From my shallow understanding of mental health a neurosis is when you personally know you have something wrong. A psychosis is when you don’t.
I’ve often heard from people as well that mental illness can be “caught”, again my understanding of that is when you’re in close proximity to someone with an issue that you (I in this case) start to adopt mannerisms and behaviours that on the surface appear to be mental health issues.
I’m not sure I really have mental health issues, now this is one of those situations where I could be trapped, saying I don’t have it when some of my behaviours ” scream” that I do, is also a giant flag.
On Thursday/Friday my wife went through some issues where she started to “fracture”, its two months since we had the big one that’s thrown us into disarray. Fortunately, this time it was no where near as bad. In the past week after attending several weeks of alcohol therapy she’s gone abstinent.

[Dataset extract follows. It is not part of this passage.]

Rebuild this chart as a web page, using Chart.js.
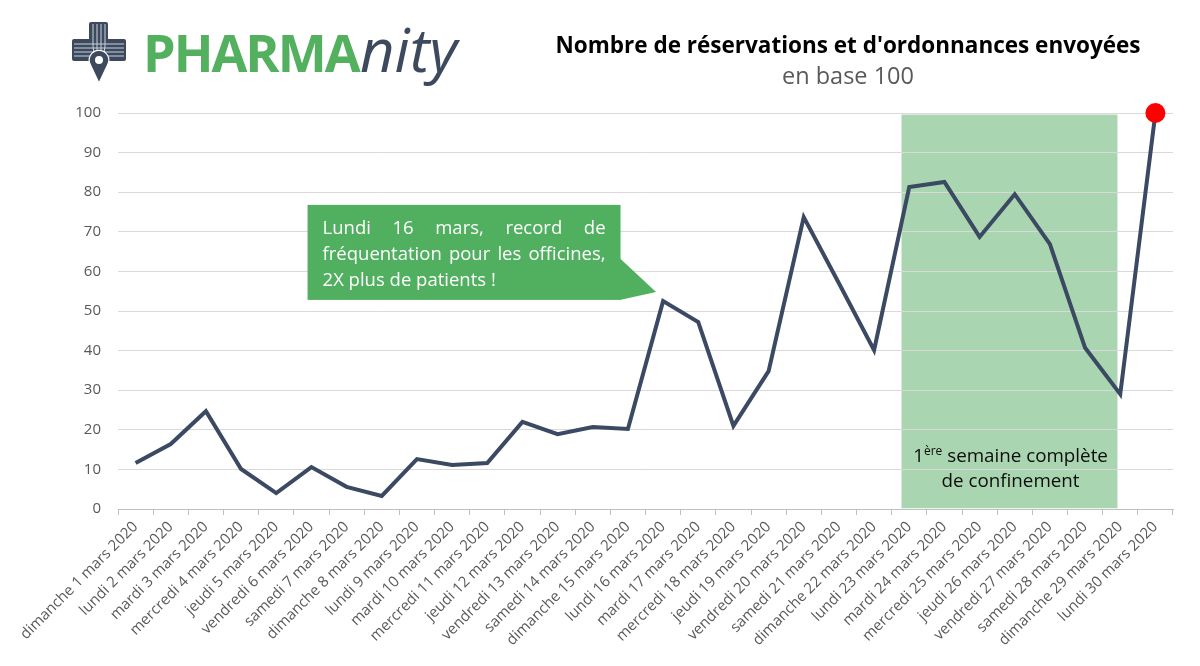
<!DOCTYPE html>
<html>
<head>
<meta charset="utf-8">
<script src="https://cdn.jsdelivr.net/npm/chart.js@4/dist/chart.umd.min.js"></script>
<style>
  html, body { margin: 0; padding: 0; background: #fff; }
  #wrap { position: relative; width: 1200px; height: 666px; }
  #chart { position: absolute; left: 0; top: 0; }
  .logo { position: absolute; left: 65px; top: 16px; }
  .brand { position: absolute; font-family: "Open Sans", sans-serif; white-space: nowrap; }
  .b1 { left: 143px; top: 26px; font-size: 52px; line-height: 52px; color: #52b05e; font-weight: 700; letter-spacing: -2px; }
  .b2 { left: 360px; top: 19px; font-size: 60px; line-height: 60px; color: #3d4a5e; font-style: italic; font-weight: 400; }
  .title { position: absolute; left: 500px; width: 696px; text-align: center; font-family: "Open Sans", sans-serif; line-height: 30px; }
  .t1 { top: 30px; font-size: 22.5px; font-weight: 700; color: #000; }
  .t2 { top: 60px; font-size: 23.5px; color: #595959; }
</style>
</head>
<body>
<div id="wrap">
  <canvas id="chart" width="1200" height="666"></canvas>
  <svg class="logo" width="70" height="75" viewBox="0 0 70 75">
    <rect x="24" y="6" width="19" height="40" rx="2" fill="#3d4a5e"/>
    <rect x="7" y="23" width="54" height="22" rx="2" fill="#3d4a5e"/>
    <g stroke="#c9d1dc" stroke-width="1" fill="none">
      <path d="M28 8 V30 Q28 36 31 40"/><path d="M32 8 V40"/><path d="M36 8 V40"/><path d="M40 8 V30 Q40 36 37 40"/>
      <path d="M9 28 H59"/><path d="M9 32 H59"/><path d="M9 36 H59"/><path d="M9 40 H59"/>
    </g>
    <path d="M34 67 L25.5 49 A9.8 9.8 0 1 1 42.5 49 Z" fill="#3d4a5e" stroke="#fff" stroke-width="1.2"/>
    <circle cx="34" cy="44" r="4" fill="#fff"/>
  </svg>
  <div class="brand b1">PHARMA</div>
  <div class="brand b2">nity</div>
  <div class="title t1">Nombre de réservations et d'ordonnances envoyées</div>
  <div class="title t2">en base 100</div>
</div>
<script>
var labels = [
  'dimanche 1 mars 2020', 'lundi 2 mars 2020', 'mardi 3 mars 2020', 'mercredi 4 mars 2020',
  'jeudi 5 mars 2020', 'vendredi 6 mars 2020', 'samedi 7 mars 2020', 'dimanche 8 mars 2020',
  'lundi 9 mars 2020', 'mardi 10 mars 2020', 'mercredi 11 mars 2020', 'jeudi 12 mars 2020',
  'vendredi 13 mars 2020', 'samedi 14 mars 2020', 'dimanche 15 mars 2020', 'lundi 16 mars 2020',
  'mardi 17 mars 2020', 'mercredi 18 mars 2020', 'jeudi 19 mars 2020', 'vendredi 20 mars 2020',
  'samedi 21 mars 2020', 'dimanche 22 mars 2020', 'lundi 23 mars 2020', 'mardi 24 mars 2020',
  'mercredi 25 mars 2020', 'jeudi 26 mars 2020', 'vendredi 27 mars 2020', 'samedi 28 mars 2020',
  'dimanche 29 mars 2020', 'lundi 30 mars 2020'
];
var values = [
  11.6, 16.4, 24.7, 10.1, 4.0, 10.6, 5.6, 3.3, 12.6, 11.1,
  11.6, 22.0, 18.9, 20.7, 20.2, 52.5, 47.2, 21.0, 34.8, 73.7,
  57.0, 40.1, 81.3, 82.6, 68.7, 79.5, 66.9, 40.7, 29.0, 100
];
var yTicks = [0, 10, 20, 30, 40, 50, 60, 70, 80, 90, 100];
var calloutLines = ['Lundi 16 mars, record de', 'fréquentation pour les officines,', '2X plus de patients !'];
var bandLines = ['semaine complète', 'de confinement'];

var FONT = '"Open Sans", sans-serif';

// draws the full-week shaded band, the callout and the band caption
var overlay = {
  id: 'overlay',
  beforeDraw: function (chart) {
    var ctx = chart.ctx, x = chart.scales.x, y = chart.scales.y;
    var l = x.getPixelForValue(21.78), r = x.getPixelForValue(27.92);
    var t = y.getPixelForValue(99.6), b = y.getPixelForValue(0.2);
    ctx.save();
    ctx.fillStyle = '#a9d6b0';
    ctx.fillRect(l, t, r - l, b - t);
    ctx.restore();
  },
  afterDatasetsDraw: function (chart) {
    var ctx = chart.ctx, x = chart.scales.x, y = chart.scales.y;
    ctx.save();

    // callout box
    var bl = x.getPixelForValue(4.89), br = x.getPixelForValue(13.79);
    var bt = y.getPixelForValue(76.8), bb = y.getPixelForValue(52.8);
    ctx.fillStyle = '#50b060';
    ctx.fillRect(bl, bt, br - bl, bb - bt);
    ctx.beginPath();
    ctx.moveTo(br - 1, y.getPixelForValue(63.4));
    ctx.lineTo(x.getPixelForValue(14.8), y.getPixelForValue(54.8));
    ctx.lineTo(br - 1, bb);
    ctx.closePath();
    ctx.fill();

    ctx.fillStyle = '#fff';
    ctx.font = '18.5px ' + FONT;
    ctx.textBaseline = 'alphabetic';
    var pad = 15, lh = 26, base = bt + 29;
    for (var i = 0; i < calloutLines.length; i++) {
      var words = calloutLines[i].split(' ');
      var lx = bl + pad, w = br - bl - 2 * pad;
      if (i < calloutLines.length - 1) {
        var sum = 0;
        words.forEach(function (wd) { sum += ctx.measureText(wd).width; });
        var gap = (w - sum) / (words.length - 1);
        words.forEach(function (wd) {
          ctx.fillText(wd, lx, base + i * lh);
          lx += ctx.measureText(wd).width + gap;
        });
      } else {
        ctx.fillText(calloutLines[i], lx, base + i * lh);
      }
    }

    // band caption with superscript
    var cx = x.getPixelForValue(24.88);
    var y1 = y.getPixelForValue(11.9), y2 = y.getPixelForValue(5.6);
    var big = '18.8px ' + FONT, small = '12px ' + FONT;
    ctx.fillStyle = '#0d0d0d';
    ctx.font = big;
    var wOne = ctx.measureText('1').width;
    ctx.font = small;
    var wSup = ctx.measureText('ère').width;
    ctx.font = big;
    var wRest = ctx.measureText(' ' + bandLines[0]).width;
    var sx = cx - (wOne + wSup + wRest) / 2;
    ctx.textAlign = 'left';
    ctx.fillText('1', sx, y1);
    ctx.font = small;
    ctx.fillText('ère', sx + wOne, y1 - 7);
    ctx.font = big;
    ctx.fillText(' ' + bandLines[0], sx + wOne + wSup, y1);
    ctx.textAlign = 'center';
    ctx.fillText(bandLines[1], cx, y2);
    ctx.restore();
  }
};

var pointRadius = values.map(function (v, i) { return i === values.length - 1 ? 10 : 0; });

new Chart(document.getElementById('chart'), {
  type: 'line',
  data: {
    labels: labels,
    datasets: [{
      data: values,
      borderColor: '#3b4962',
      borderWidth: 4,
      borderJoinStyle: 'miter',
      tension: 0,
      pointRadius: pointRadius,
      pointHoverRadius: pointRadius,
      pointBackgroundColor: '#ff0000',
      pointBorderColor: '#ff0000',
      pointBorderWidth: 0,
      clip: false
    }]
  },
  options: {
    responsive: false,
    animation: false,
    layout: { padding: { top: 113, right: 27, left: 0, bottom: 0 } },
    plugins: { legend: { display: false }, tooltip: { enabled: false } },
    scales: {
      x: {
        offset: true,
        grid: { drawOnChartArea: false, drawTicks: true, tickLength: 6, color: '#bfbfbf', offset: true },
        border: { color: '#bfbfbf', width: 1 },
        ticks: {
          autoSkip: false, maxRotation: 45, minRotation: 45, padding: 3,
          color: '#595959', font: { family: FONT, size: 15 }
        },
        afterFit: function (s) { s.height = 157; }
      },
      y: {
        min: 0, max: 100,
        afterBuildTicks: function (s) { s.ticks = yTicks.map(function (v) { return { value: v }; }); },
        grid: { color: '#d9d9d9', lineWidth: 1, drawTicks: false },
        border: { display: false },
        ticks: { padding: 17, color: '#595959', font: { family: FONT, size: 15 } },
        afterFit: function (s) { s.width = 118; }
      }
    }
  },
  plugins: [overlay]
});
</script>
</body>
</html>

Thus is actually a mix of us having next to no money and her own choice.
Actually, she has been diagnosed in the past, at university, as being bi-polar, but has avoided finding out further due to stigma and “face”.
The last year was awful with her having “episodes” frequently and then recovering. What makes me wirry about myself is that I vear the brunt of it and cone away thinking “what did I do to cause that” and then digging myself into a pit of misery to try to overcome the problems and understand it.

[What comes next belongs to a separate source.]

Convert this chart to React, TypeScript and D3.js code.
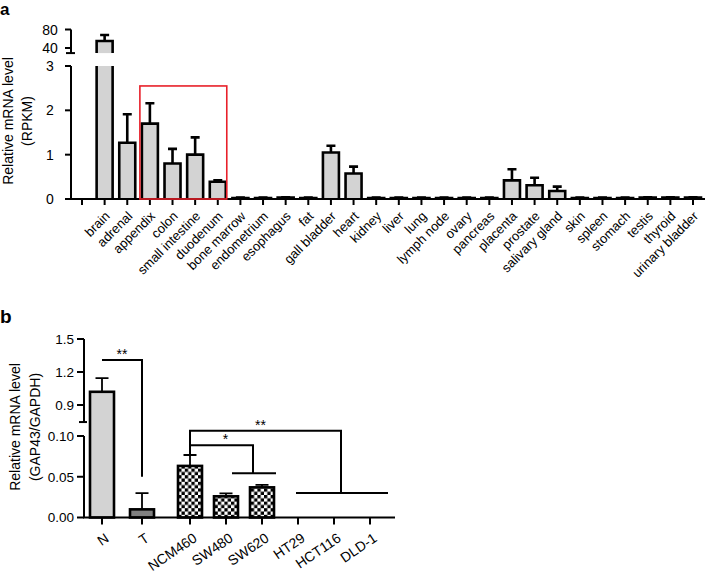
import React from "react";
import * as d3 from "d3";

// ---------- Panel a data ----------
const tissues = [
  "brain", "adrenal", "appendix", "colon", "small intestine", "duodenum",
  "bone marrow", "endometrium", "esophagus", "fat", "gall bladder", "heart",
  "kidney", "liver", "lung", "lymph node", "ovary", "pancreas", "placenta",
  "prostate", "salivary gland", "skin", "spleen", "stomach", "testis",
  "thyroid", "urinary bladder",
];
const rpkmMean = [
  55, 1.27, 1.7, 0.8, 1.0, 0.39, 0.02, 0.02, 0.03, 0.02, 1.05, 0.575, 0.02,
  0.02, 0.02, 0.02, 0.02, 0.02, 0.42, 0.31, 0.18, 0.02, 0.02, 0.02, 0.03,
  0.03, 0.03,
];
const rpkmErr = [
  13, 0.64, 0.46, 0.33, 0.39, 0.03, 0.01, 0.01, 0.01, 0.01, 0.15, 0.155, 0.01,
  0.01, 0.01, 0.01, 0.01, 0.01, 0.25, 0.17, 0.1, 0.01, 0.01, 0.01, 0.01, 0.01,
  0.01,
];
const aLowerTicks = [0, 1, 2, 3];
const aUpperTicks = [40, 80];
const highlighted = ["appendix", "duodenum"]; // red box span
const highlightTop = 2.55;

// ---------- Panel b data ----------
const tissueGroups = ["N", "T"];
const cellLines = ["NCM460", "SW480", "SW620", "HT29", "HCT116", "DLD-1"];
const gapMean = [1.02, 0.01, 0.0633, 0.026, 0.037, 0, 0, 0];
const gapErr = [0.125, 0.02, 0.0134, 0.0037, 0.003, 0, 0, 0];
const bLowerTicks = [0, 0.05, 0.1];
const bUpperTicks = [0.9, 1.2, 1.5];
const bLowerLabels = ["0.00", "0.05", "0.10"];
const bUpperLabels = ["0.9", "1.2", "1.5"];

const FONT = "'Liberation Sans', Arial, sans-serif";

export default function App() {
  // ----- Panel a scales -----
  const xA = d3.scalePoint<string>().domain(["", ...tissues]).range([82, 693]);
  const yAL = d3.scaleLinear().domain([0, 3]).range([199, 66]);
  const yAU = d3.scaleLinear().domain([40, 80]).range([48, 29.5]);
  const aUpperMin = 29;
  const axA = 71;
  const barWA = 16;

  // ----- Panel b scales -----
  const xTis = d3.scalePoint<string>().domain(tissueGroups).range([102, 142]);
  const xCell = d3.scalePoint<string>().domain(cellLines).range([190, 370]);
  const xB = (c: string) => (tissueGroups.includes(c) ? xTis(c)! : xCell(c)!);
  const yBL = d3.scaleLinear().domain([0, 0.1]).range([517.5, 436]);
  const yBU = d3.scaleLinear().domain([0.9, 1.5]).range([405, 339]);
  const bUpperMin = 0.745;
  const yB = (v: number) => (v > 0.5 ? yBU(v) : yBL(v));
  const axB = 84;
  const barWB = 24;
  const bCats = [...tissueGroups, ...cellLines];

  // panel a bars
  const aBars = tissues.map((t, i) => {
    const v = rpkmMean[i];
    const e = rpkmErr[i];
    const cx = xA(t)!;
    const l = cx - barWA / 2;
    const r = cx + barWA / 2;
    const parts: JSX.Element[] = [];
    const lowTop = yAL(Math.min(v, 3));
    parts.push(
      <rect key="lf" x={l} y={lowTop} width={barWA} height={yAL(0) - lowTop} fill="#d3d3d3" />
    );
    if (v > 3) {
      parts.push(
        <path key="lo" d={`M${l},${yAL(0)}V${lowTop}M${r},${yAL(0)}V${lowTop}`} stroke="#000" strokeWidth={2.6} fill="none" />
      );
      const uTop = yAU(v);
      const uBot = yAU(aUpperMin);
      parts.push(
        <rect key="uf" x={l} y={uTop} width={barWA} height={uBot - uTop} fill="#d3d3d3" />
      );
      parts.push(
        <path key="uo" d={`M${l},${uBot}V${uTop}H${r}V${uBot}`} stroke="#000" strokeWidth={2.6} fill="none" strokeLinejoin="miter" />
      );
      const eTop = yAU(v + e);
      parts.push(
        <path key="e" d={`M${cx},${uTop}V${eTop}M${cx - 4.5},${eTop}H${cx + 4.5}`} stroke="#000" strokeWidth={2.6} fill="none" />
      );
    } else {
      parts.push(
        <path key="o" d={`M${l},${yAL(0)}V${lowTop}H${r}V${yAL(0)}`} stroke="#000" strokeWidth={2.6} fill="none" />
      );
      const eTop = yAL(v + e);
      parts.push(
        <path key="e" d={`M${cx},${lowTop}V${eTop}M${cx - 4.5},${eTop}H${cx + 4.5}`} stroke="#000" strokeWidth={2.6} fill="none" />
      );
    }
    return <g key={t}>{parts}</g>;
  });

  // panel b bars
  const bFills = ["#d3d3d3", "#808080", "url(#checker)", "url(#checker)", "url(#checker)", "url(#checker)", "url(#checker)", "url(#checker)"];
  const bBars = bCats.map((c, i) => {
    const v = gapMean[i];
    if (v <= 0) return null;
    const cx = xB(c);
    const top = yB(v);
    const eTop = yB(v + gapErr[i]);
    return (
      <g key={c}>
        <path d={`M${cx},${top}V${eTop}M${cx - 6.5},${eTop}H${cx + 6.5}`} stroke="#000" strokeWidth={1.8} fill="none" />
        <rect x={cx - barWB / 2} y={top} width={barWB} height={yBL(0) - top} fill={bFills[i]} stroke="#000" strokeWidth={2.6} />
      </g>
    );
  });

  // significance brackets (panel b)
  const brackets: JSX.Element[] = [];
  {
    // N vs T
    const yl = yBU(1.31);
    const x1 = xB("N");
    const x2 = xB("T");
    brackets.push(
      <g key="b1">
        <path d={`M${x1},${yl}H${x2}V${yBL(0.05)}`} stroke="#000" strokeWidth={2} fill="none" />
        <text x={(x1 + x2) / 2} y={yl - 1} textAnchor="middle" fontSize={14} fontFamily={FONT}>**</text>
      </g>
    );
  }
  {
    // NCM460 vs HT29/HCT116/DLD-1
    const yl = yBL(0.1065);
    const x1 = xB("NCM460");
    const xr = xB("HCT116") + 7;
    const yLow = yBL(0.03);
    brackets.push(
      <g key="b2">
        <path d={`M${x1},${yBL(gapMean[2] + gapErr[2])}V${yl}H${xr}V${yLow}`} stroke="#000" strokeWidth={2} fill="none" />
        <path d={`M${xB("HT29") - 2},${yLow}H${xB("DLD-1") + 18}`} stroke="#000" strokeWidth={2} fill="none" />
        <text x={(x1 + xr) / 2 - 5} y={yl - 1} textAnchor="middle" fontSize={14} fontFamily={FONT}>**</text>
      </g>
    );
  }
  {
    // NCM460 vs SW480/SW620
    const yl = yBL(0.0887);
    const x1 = xB("NCM460");
    const xm = xB("SW480") + 27;
    const yLow = yBL(0.0543);
    brackets.push(
      <g key="b3">
        <path d={`M${x1},${yl}H${xm}V${yLow}`} stroke="#000" strokeWidth={2} fill="none" />
        <path d={`M${xB("SW480") + 6},${yLow}H${xB("SW620") + 14}`} stroke="#000" strokeWidth={2} fill="none" />
        <text x={(x1 + xm) / 2 + 4} y={yl - 1} textAnchor="middle" fontSize={14} fontFamily={FONT}>*</text>
      </g>
    );
  }

  const [hl1, hl2] = highlighted;

  return (
    <svg width={709} height={574} style={{ position: "absolute", left: 0, top: 0, background: "#fff" }} fontFamily={FONT}>
      <defs>
        <pattern id="checker" width={6.6} height={6.6} patternUnits="userSpaceOnUse">
          <rect width={6.6} height={6.6} fill="#fff" />
          <rect width={3.3} height={3.3} fill="#000" />
          <rect x={3.3} y={3.3} width={3.3} height={3.3} fill="#000" />
        </pattern>
      </defs>
      <rect width={709} height={574} fill="#fff" />

      {/* ================= Panel a ================= */}
      <text x={0} y={15} fontSize={17} fontWeight="bold">a</text>
      <g transform="translate(13,121) rotate(-90)">
        <text textAnchor="middle" fontSize={14}>Relative mRNA level</text>
        <text y={19} textAnchor="middle" fontSize={14}>(RPKM)</text>
      </g>

      {/* y axis lower */}
      <path d={`M${axA},${yAL(3)}V${yAL(0)}`} stroke="#000" strokeWidth={2} fill="none" />
      {aLowerTicks.map((t) => (
        <g key={`alt${t}`}>
          <path d={`M${axA - 6},${yAL(t)}H${axA}`} stroke="#000" strokeWidth={2} />
          <text x={axA - 21} y={yAL(t)} dy="0.36em" textAnchor="middle" fontSize={14}>{t}</text>
        </g>
      ))}
      {/* y axis upper */}
      <path d={`M${axA},${yAU(80)}V${yAU(aUpperMin)}`} stroke="#000" strokeWidth={2} fill="none" />
      <path d={`M${axA - 5},${yAU(aUpperMin)}H${axA + 4}`} stroke="#000" strokeWidth={2} />
      {aUpperTicks.map((t) => (
        <g key={`aut${t}`}>
          <path d={`M${axA - 6},${yAU(t)}H${axA}`} stroke="#000" strokeWidth={2} />
          <text x={axA - 21} y={yAU(t)} dy="0.36em" textAnchor="middle" fontSize={14}>{t}</text>
        </g>
      ))}

      {aBars}

      {/* x axis */}
      <path d={`M${axA - 1},${yAL(0)}H${705}`} stroke="#000" strokeWidth={2} fill="none" />
      {xA.domain().map((c, i) => (
        <path key={`axt${i}`} d={`M${xA(c)},${yAL(0)}V${yAL(0) + 6}`} stroke="#000" strokeWidth={2} />
      ))}
      {tissues.map((t) => (
        <text key={`axl${t}`} transform={`translate(${xA(t)! + 6},${yAL(0) + 18}) rotate(-45)`} textAnchor="end" fontSize={13}>
          {t}
        </text>
      ))}

      {/* red highlight box */}
      <rect
        x={xA(hl1)! - 10}
        y={yAL(highlightTop)}
        width={xA(hl2)! + 9 - (xA(hl1)! - 10)}
        height={yAL(0) - yAL(highlightTop)}
        fill="none"
        stroke="#e8202a"
        strokeWidth={1.6}
      />

      {/* ================= Panel b ================= */}
      <text x={0} y={323} fontSize={19} fontWeight="bold">b</text>
      <g transform="translate(20,427) rotate(-90)">
        <text textAnchor="middle" fontSize={14}>Relative mRNA level</text>
        <text y={20} textAnchor="middle" fontSize={14}>(GAP43/GAPDH)</text>
      </g>

      {/* y axis upper */}
      <path d={`M${axB},${yBU(1.5)}V${yBU(bUpperMin)}`} stroke="#000" strokeWidth={2} fill="none" />
      <path d={`M${axB - 5},${yBU(bUpperMin)}H${axB + 3}`} stroke="#000" strokeWidth={2} />
      {bUpperTicks.map((t, i) => (
        <g key={`but${t}`}>
          <path d={`M${axB - 7},${yBU(t)}H${axB}`} stroke="#000" strokeWidth={2} />
          <text x={axB - 10} y={yBU(t)} dy="0.36em" textAnchor="end" fontSize={13.5}>{bUpperLabels[i]}</text>
        </g>
      ))}
      {/* y axis lower */}
      <path d={`M${axB},${yBL(0.1)}V${yBL(0)}`} stroke="#000" strokeWidth={2} fill="none" />
      {bLowerTicks.map((t, i) => (
        <g key={`blt${t}`}>
          <path d={`M${axB - 7},${yBL(t)}H${axB}`} stroke="#000" strokeWidth={2} />
          <text x={axB - 10} y={yBL(t)} dy="0.36em" textAnchor="end" fontSize={13.5}>{bLowerLabels[i]}</text>
        </g>
      ))}

      {bBars}

      {/* x axis */}
      <path d={`M${axB - 1},${yBL(0)}H${395}`} stroke="#000" strokeWidth={2} fill="none" />
      {bCats.map((c) => (
        <g key={`bx${c}`}>
          <path d={`M${xB(c)},${yBL(0)}V${yBL(0) + 7}`} stroke="#000" strokeWidth={2} />
          <text transform={`translate(${xB(c) + 8},${yBL(0) + 23}) rotate(-34)`} textAnchor="end" fontSize={14}>
            {c}
          </text>
        </g>
      ))}

      {brackets}
    </svg>
  );
}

At times I end up thinking I’m so selfish in wanting to separate as I leave her by herself to hurt, harm and damage herself further. Yet in the same frame I do that to myself.
It’s very difficult living in a relationship with possible mental health problems, I;ve taken myself along to a doctor and have been diagnosed with depression. My choice and my own free will because I know there is something wrong somewhere and I want help.
On the other hand, the only reason that my wife has had alcohol therapy is that she has been forced into doing it by social services, so she’s not doing it of her own free will.
Is that the difference? This whole mess ends up making you question over and over again.